The Chinese government bought shares worth 900 billion yuan ($147 billion) in the last two months from the country's stock market to artificially lift stock prices in a bid to shore up investor confidence and stem the fall, according to investment banking firm Goldman Sachs.
Since mid-June, the Chinese equity market has been witnessing high volatility, as investors saw the bull run fading.
In the past one year, the Chinese equity index rose more than 150%, supported by a massive increase in retail investor participation.
But on 27 July, the benchmark Chinese equity index Shanghai Composite fell 8.5%, posting its worst one-day decline since February 2007.
Alarmed by the heavy sell-off, the Chinese government started intervening by funding state-backed China Securities Finance Corp. (CSF), which was entrusted to buy shares to prop up the market. The government also put many initial public offerings (IPOs) on hold.
Goldman Sachs estimates that the Chinese government would have spent 860-900 billion yuan to stop the market crash in June and July, AFP reported.

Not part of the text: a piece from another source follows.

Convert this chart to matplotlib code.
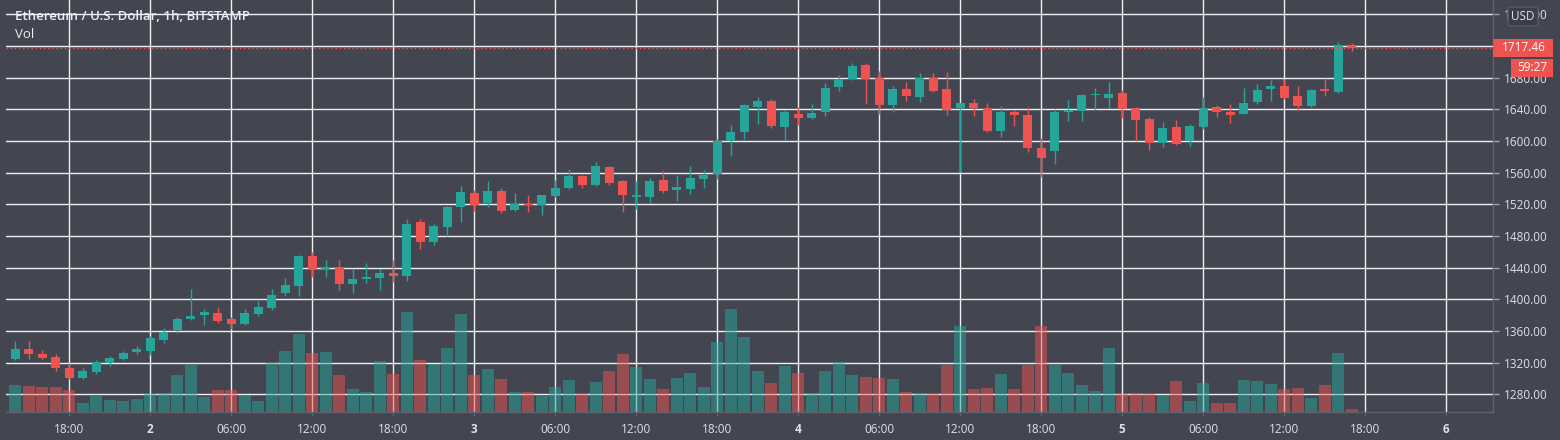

The firm said "the total war chest of potential funds available for market support at around 2.0 trillion yuan -- including funds already spent."
A report by Bloomberg News on Thursday said that the CSF was asking for another 2.0 trillion yuan to contain the volatility in the stock market. If the government approves it, the overall funding will go up to 5.0 trillion yuan.
However, Goldman said that the concerns over the government taking back its support to the market are "overdone."
"The probability of a rash exit is low as the market has not yet stabilised and the government has no pressing need for the funds," the investment banker said.